In Chapter 5, Steinbeck introduces and develops the extended metaphor of the "Bank monster," thereby describing the process through which tenant farmers are forced off their land. According to Steinbeck, none of the people involved with implementing this process take personal responsibility for their actions. Steinbeck states, "And all of them were caught in something larger than themselves." This "something larger" is the Bank, or Company, which the author views as a monster. The Bank monster, therefore, has a life of its own, and all the people who work for the monster, no matter how lofty their positions, are really the slaves of the monster.
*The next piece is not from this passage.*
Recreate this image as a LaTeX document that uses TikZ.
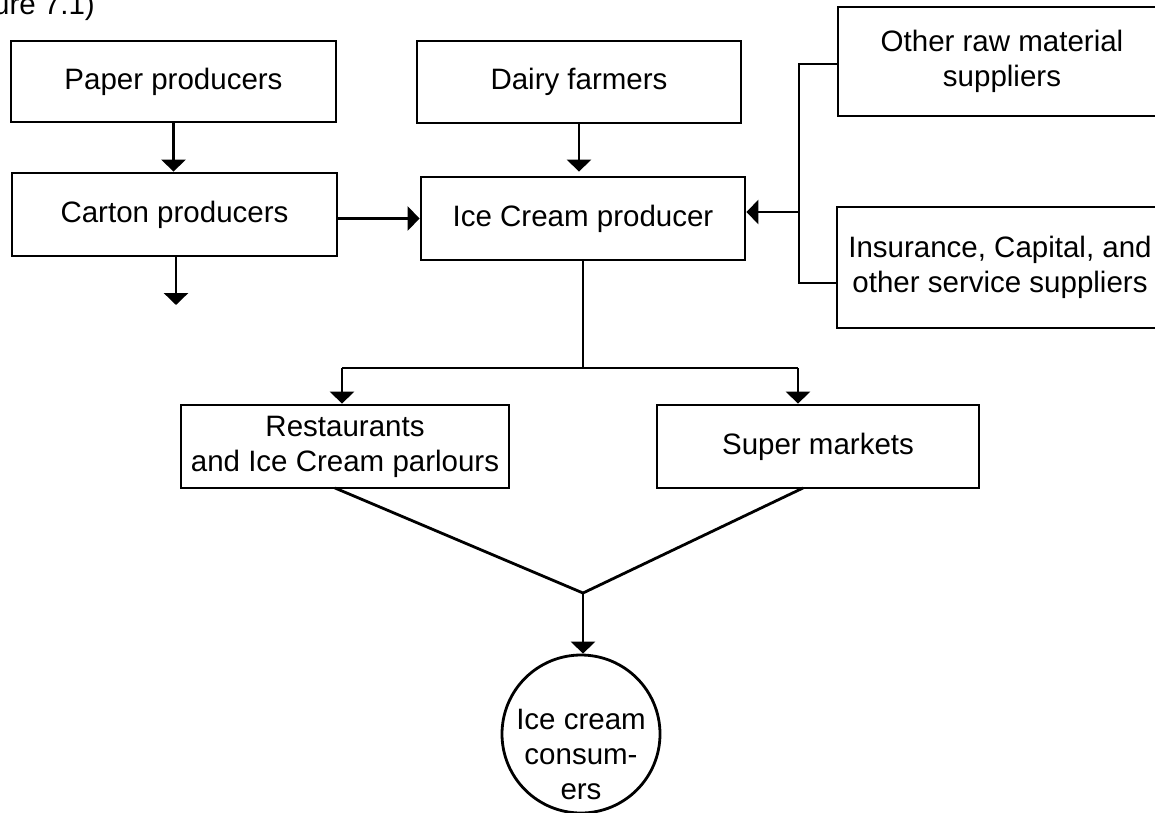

To survive, the monster needs to make more and more of a profit. If the monster remains the same size, it dies. As a result, the people who work for the monster are obligated to constantly feed it with more profits. The land that the tenant farmers work on is not giving the monster enough profit, because of the drought and poor crops. Because of this, the owners tell the tenants to get off the land. Many of the owners do not like telling the farmers to leave, but they feel they must. The Bank monster, therefore, has a momentum all its own, and all the people involved with the Bank are swept up in this movement. The tenant farmers who leave the land and go to California are also seen as part of this movement. The owners suggest that the farmers go to California, where a person can "reach out anywhere and pick an orange." Even though this depiction is eventually shown to be a lie, the enticement works and serves the purpose of the monster. It gets the people off the land.
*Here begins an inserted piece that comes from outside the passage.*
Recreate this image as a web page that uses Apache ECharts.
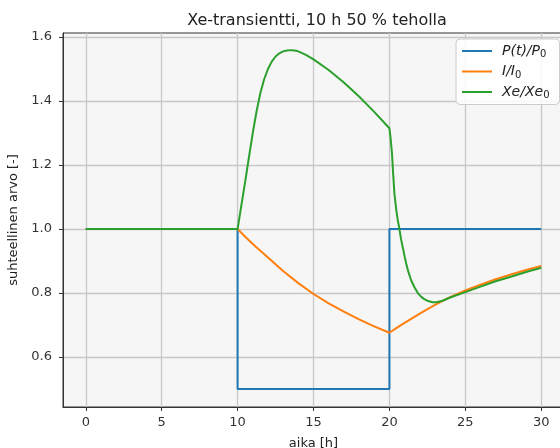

Steinbeck then shows how the Bank monster can dehumanize its workers. A tractor plows over a farm, destroying what gets in its way. The tractor, therefore, is connected to Tom's description of the turtle as a bulldozer. Like the turtle, the tractor and its driver single-mindedly go along their determined path. In the process, the driver becomes a type of robot following orders. Steinbeck describes him as "gloved, goggled, rubber dust mask over nose and mouth," stripping him of humanity and making him more like a machine. During the talk between the tenant farmer and the tractor driver, Steinbeck reinforces the idea introduced in Chapter 2 of how people who work for the Company or the Bank often end up acting selfishly because they work solely for their own gain.
The major defense of the Bank monster is the lack of any person or people to blame. As a result, the tenant farmer has no one to shoot. The monster acts of its own volition, and the people who work for it and are harmed by it seem to have no alternative except to get swept up in its momentum.